EXERCISE INSTRUCTIONS: Give every line of the data again, unchanged, but with no pictures.

INFORMATION SUPPLIED:

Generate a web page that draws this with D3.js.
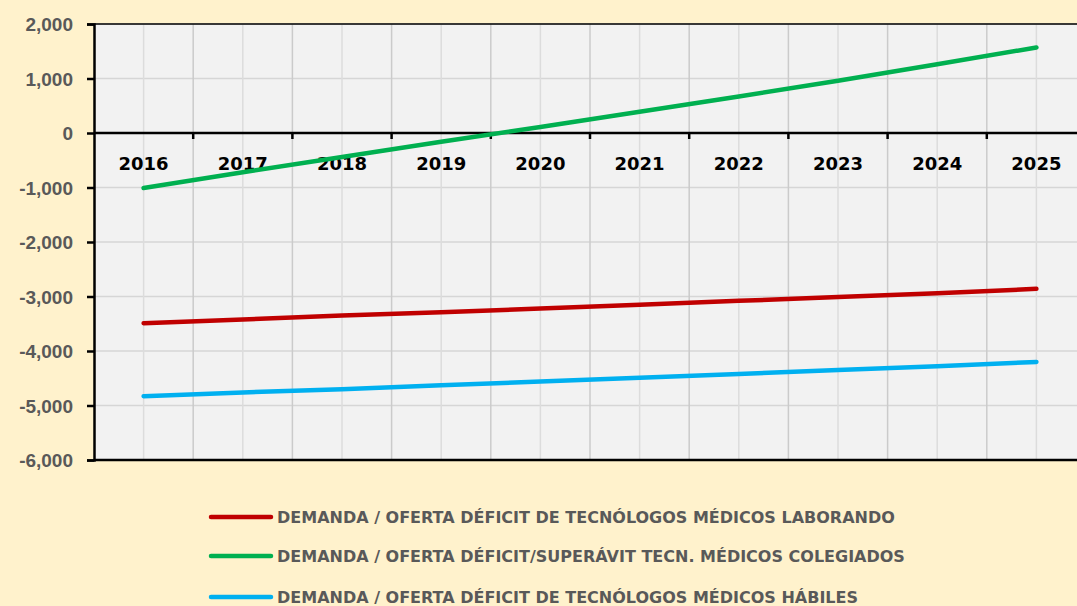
<!DOCTYPE html>
<html>
<head>
<meta charset="utf-8">
<script src="https://cdn.jsdelivr.net/npm/d3@7"></script>
<style>
  body { margin: 0; background: #fff2cc; }
  svg { display: block; font-family: "DejaVu Sans", sans-serif; }
</style>
</head>
<body>
<div id="chart"></div>
<script>
const years = ["2016", "2017", "2018", "2019", "2020", "2021", "2022", "2023", "2024", "2025"];
const laborando = [-3490, -3420, -3350, -3290, -3220, -3150, -3080, -3010, -2940, -2860];
const colegiados = [-1010, -720, -440, -160, 110, 390, 670, 960, 1260, 1570];
const habiles = [-4830, -4760, -4700, -4630, -4560, -4490, -4420, -4350, -4280, -4200];
const yTicks = [2000, 1000, 0, -1000, -2000, -3000, -4000, -5000, -6000];
const seriesNames = [
  "DEMANDA / OFERTA DÉFICIT DE TECNÓLOGOS MÉDICOS LABORANDO",
  "DEMANDA / OFERTA DÉFICIT/SUPERÁVIT TECN. MÉDICOS COLEGIADOS",
  "DEMANDA / OFERTA DÉFICIT DE TECNÓLOGOS MÉDICOS HÁBILES"
];

const width = 1077;
const height = 606;
const margin = { left: 94, top: 24, bottom: 460 };
const plotRight = 1086;

const series = [
  { name: seriesNames[0], values: laborando, color: "#c00000" },
  { name: seriesNames[1], values: colegiados, color: "#00b050" },
  { name: seriesNames[2], values: habiles, color: "#00b0f0" }
];

const svg = d3.select("#chart")
  .append("svg")
  .attr("width", width)
  .attr("height", height);

svg.append("rect")
  .attr("width", width)
  .attr("height", height)
  .attr("fill", "#fff2cc");

const x = d3.scaleBand()
  .domain(years)
  .range([margin.left, plotRight]);

const y = d3.scaleLinear()
  .domain([-6000, 2000])
  .range([margin.bottom, margin.top]);

const fmt = d => d3.format(",")(d).replace("−", "-");

// plot background
svg.append("rect")
  .attr("x", margin.left)
  .attr("y", margin.top)
  .attr("width", plotRight - margin.left)
  .attr("height", margin.bottom - margin.top)
  .attr("fill", "#f2f2f2");

// gridlines
const grid = svg.append("g");
grid.selectAll(".hgrid")
  .data(yTicks)
  .join("line")
  .attr("x1", margin.left)
  .attr("x2", plotRight)
  .attr("y1", d => y(d))
  .attr("y2", d => y(d))
  .attr("stroke", "#d6d6d6")
  .attr("stroke-width", 1.5);

grid.selectAll(".vcenter")
  .data(years)
  .join("line")
  .attr("x1", d => x(d) + x.bandwidth() / 2)
  .attr("x2", d => x(d) + x.bandwidth() / 2)
  .attr("y1", margin.top)
  .attr("y2", margin.bottom)
  .attr("stroke", "#dcdcdc")
  .attr("stroke-width", 1.5);

grid.selectAll(".vband")
  .data(years.slice(1))
  .join("line")
  .attr("x1", d => x(d))
  .attr("x2", d => x(d))
  .attr("y1", margin.top)
  .attr("y2", margin.bottom)
  .attr("stroke", "#cbcbcb")
  .attr("stroke-width", 1.5);

// top and bottom borders
svg.append("line")
  .attr("x1", margin.left).attr("x2", plotRight)
  .attr("y1", margin.top).attr("y2", margin.top)
  .attr("stroke", "#000").attr("stroke-width", 1.5);
svg.append("line")
  .attr("x1", margin.left).attr("x2", plotRight)
  .attr("y1", margin.bottom).attr("y2", margin.bottom)
  .attr("stroke", "#000").attr("stroke-width", 2.5);

// y axis
const yAxis = svg.append("g")
  .attr("transform", `translate(${margin.left},0)`)
  .call(d3.axisLeft(y).tickValues(yTicks).tickSize(7).tickPadding(14).tickFormat(fmt));
yAxis.select(".domain").attr("stroke", "#000").attr("stroke-width", 2.5);
yAxis.selectAll(".tick line").attr("stroke", "#000").attr("stroke-width", 2.5);
yAxis.selectAll(".tick text")
  .attr("fill", "#595959")
  .attr("dy", "0.36em")
  .style("font-size", "19px")
  .style("font-weight", "bold");

// category axis at zero
const xAxis = svg.append("g")
  .attr("transform", `translate(0,${y(0)})`);
xAxis.append("line")
  .attr("x1", margin.left).attr("x2", plotRight)
  .attr("stroke", "#000").attr("stroke-width", 2.5);
xAxis.selectAll(".xtick")
  .data(years.slice(1))
  .join("line")
  .attr("x1", d => x(d)).attr("x2", d => x(d))
  .attr("y1", 0).attr("y2", 6)
  .attr("stroke", "#000").attr("stroke-width", 2.5);
xAxis.selectAll("text")
  .data(years)
  .join("text")
  .attr("x", d => x(d) + x.bandwidth() / 2)
  .attr("y", 37)
  .attr("text-anchor", "middle")
  .attr("fill", "#000")
  .style("font-size", "18px")
  .style("font-weight", "bold")
  .text(d => d);

// lines
const line = d3.line()
  .x((d, i) => x(years[i]) + x.bandwidth() / 2)
  .y(d => y(d));

svg.append("g")
  .selectAll("path")
  .data(series)
  .join("path")
  .attr("d", d => line(d.values))
  .attr("fill", "none")
  .attr("stroke", d => d.color)
  .attr("stroke-width", 4.5)
  .attr("stroke-linecap", "round");

// legend
const legendRows = [517, 556, 597];
const legend = svg.append("g");
const items = legend.selectAll("g")
  .data(series)
  .join("g")
  .attr("transform", (d, i) => `translate(0,${legendRows[i]})`);
items.append("line")
  .attr("x1", 211).attr("x2", 271)
  .attr("stroke", d => d.color)
  .attr("stroke-width", 4.5)
  .attr("stroke-linecap", "round");
items.append("text")
  .attr("x", 277)
  .attr("y", 6)
  .attr("fill", "#595959")
  .style("font-size", "16px")
  .style("font-weight", "bold")
  .text(d => d.name)
  .each(function (d, i) {
    const target = [628, 631, 581][i];
    if (this.getComputedTextLength() > target) {
      d3.select(this).attr("textLength", target).attr("lengthAdjust", "spacingAndGlyphs");
    }
  });
</script>
</body>
</html>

REPLY:
Generate a web page that draws this with D3.js.
<!DOCTYPE html>
<html>
<head>
<meta charset="utf-8">
<script src="https://cdn.jsdelivr.net/npm/d3@7"></script>
<style>
  body { margin: 0; background: #fff2cc; }
  svg { display: block; font-family: "DejaVu Sans", sans-serif; }
</style>
</head>
<body>
<div id="chart"></div>
<script>
const years = ["2016", "2017", "2018", "2019", "2020", "2021", "2022", "2023", "2024", "2025"];
const laborando = [-3490, -3420, -3350, -3290, -3220, -3150, -3080, -3010, -2940, -2860];
const colegiados = [-1010, -720, -440, -160, 110, 390, 670, 960, 1260, 1570];
const habiles = [-4830, -4760, -4700, -4630, -4560, -4490, -4420, -4350, -4280, -4200];
const yTicks = [2000, 1000, 0, -1000, -2000, -3000, -4000, -5000, -6000];
const seriesNames = [
  "DEMANDA / OFERTA DÉFICIT DE TECNÓLOGOS MÉDICOS LABORANDO",
  "DEMANDA / OFERTA DÉFICIT/SUPERÁVIT TECN. MÉDICOS COLEGIADOS",
  "DEMANDA / OFERTA DÉFICIT DE TECNÓLOGOS MÉDICOS HÁBILES"
];

const width = 1077;
const height = 606;
const margin = { left: 94, top: 24, bottom: 460 };
const plotRight = 1086;

const series = [
  { name: seriesNames[0], values: laborando, color: "#c00000" },
  { name: seriesNames[1], values: colegiados, color: "#00b050" },
  { name: seriesNames[2], values: habiles, color: "#00b0f0" }
];

const svg = d3.select("#chart")
  .append("svg")
  .attr("width", width)
  .attr("height", height);

svg.append("rect")
  .attr("width", width)
  .attr("height", height)
  .attr("fill", "#fff2cc");

const x = d3.scaleBand()
  .domain(years)
  .range([margin.left, plotRight]);

const y = d3.scaleLinear()
  .domain([-6000, 2000])
  .range([margin.bottom, margin.top]);

const fmt = d => d3.format(",")(d).replace("−", "-");

// plot background
svg.append("rect")
  .attr("x", margin.left)
  .attr("y", margin.top)
  .attr("width", plotRight - margin.left)
  .attr("height", margin.bottom - margin.top)
  .attr("fill", "#f2f2f2");

// gridlines
const grid = svg.append("g");
grid.selectAll(".hgrid")
  .data(yTicks)
  .join("line")
  .attr("x1", margin.left)
  .attr("x2", plotRight)
  .attr("y1", d => y(d))
  .attr("y2", d => y(d))
  .attr("stroke", "#d6d6d6")
  .attr("stroke-width", 1.5);

grid.selectAll(".vcenter")
  .data(years)
  .join("line")
  .attr("x1", d => x(d) + x.bandwidth() / 2)
  .attr("x2", d => x(d) + x.bandwidth() / 2)
  .attr("y1", margin.top)
  .attr("y2", margin.bottom)
  .attr("stroke", "#dcdcdc")
  .attr("stroke-width", 1.5);

grid.selectAll(".vband")
  .data(years.slice(1))
  .join("line")
  .attr("x1", d => x(d))
  .attr("x2", d => x(d))
  .attr("y1", margin.top)
  .attr("y2", margin.bottom)
  .attr("stroke", "#cbcbcb")
  .attr("stroke-width", 1.5);

// top and bottom borders
svg.append("line")
  .attr("x1", margin.left).attr("x2", plotRight)
  .attr("y1", margin.top).attr("y2", margin.top)
  .attr("stroke", "#000").attr("stroke-width", 1.5);
svg.append("line")
  .attr("x1", margin.left).attr("x2", plotRight)
  .attr("y1", margin.bottom).attr("y2", margin.bottom)
  .attr("stroke", "#000").attr("stroke-width", 2.5);

// y axis
const yAxis = svg.append("g")
  .attr("transform", `translate(${margin.left},0)`)
  .call(d3.axisLeft(y).tickValues(yTicks).tickSize(7).tickPadding(14).tickFormat(fmt));
yAxis.select(".domain").attr("stroke", "#000").attr("stroke-width", 2.5);
yAxis.selectAll(".tick line").attr("stroke", "#000").attr("stroke-width", 2.5);
yAxis.selectAll(".tick text")
  .attr("fill", "#595959")
  .attr("dy", "0.36em")
  .style("font-size", "19px")
  .style("font-weight", "bold");

// category axis at zero
const xAxis = svg.append("g")
  .attr("transform", `translate(0,${y(0)})`);
xAxis.append("line")
  .attr("x1", margin.left).attr("x2", plotRight)
  .attr("stroke", "#000").attr("stroke-width", 2.5);
xAxis.selectAll(".xtick")
  .data(years.slice(1))
  .join("line")
  .attr("x1", d => x(d)).attr("x2", d => x(d))
  .attr("y1", 0).attr("y2", 6)
  .attr("stroke", "#000").attr("stroke-width", 2.5);
xAxis.selectAll("text")
  .data(years)
  .join("text")
  .attr("x", d => x(d) + x.bandwidth() / 2)
  .attr("y", 37)
  .attr("text-anchor", "middle")
  .attr("fill", "#000")
  .style("font-size", "18px")
  .style("font-weight", "bold")
  .text(d => d);

// lines
const line = d3.line()
  .x((d, i) => x(years[i]) + x.bandwidth() / 2)
  .y(d => y(d));

svg.append("g")
  .selectAll("path")
  .data(series)
  .join("path")
  .attr("d", d => line(d.values))
  .attr("fill", "none")
  .attr("stroke", d => d.color)
  .attr("stroke-width", 4.5)
  .attr("stroke-linecap", "round");

// legend
const legendRows = [517, 556, 597];
const legend = svg.append("g");
const items = legend.selectAll("g")
  .data(series)
  .join("g")
  .attr("transform", (d, i) => `translate(0,${legendRows[i]})`);
items.append("line")
  .attr("x1", 211).attr("x2", 271)
  .attr("stroke", d => d.color)
  .attr("stroke-width", 4.5)
  .attr("stroke-linecap", "round");
items.append("text")
  .attr("x", 277)
  .attr("y", 6)
  .attr("fill", "#595959")
  .style("font-size", "16px")
  .style("font-weight", "bold")
  .text(d => d.name)
  .each(function (d, i) {
    const target = [628, 631, 581][i];
    if (this.getComputedTextLength() > target) {
      d3.select(this).attr("textLength", target).attr("lengthAdjust", "spacingAndGlyphs");
    }
  });
</script>
</body>
</html>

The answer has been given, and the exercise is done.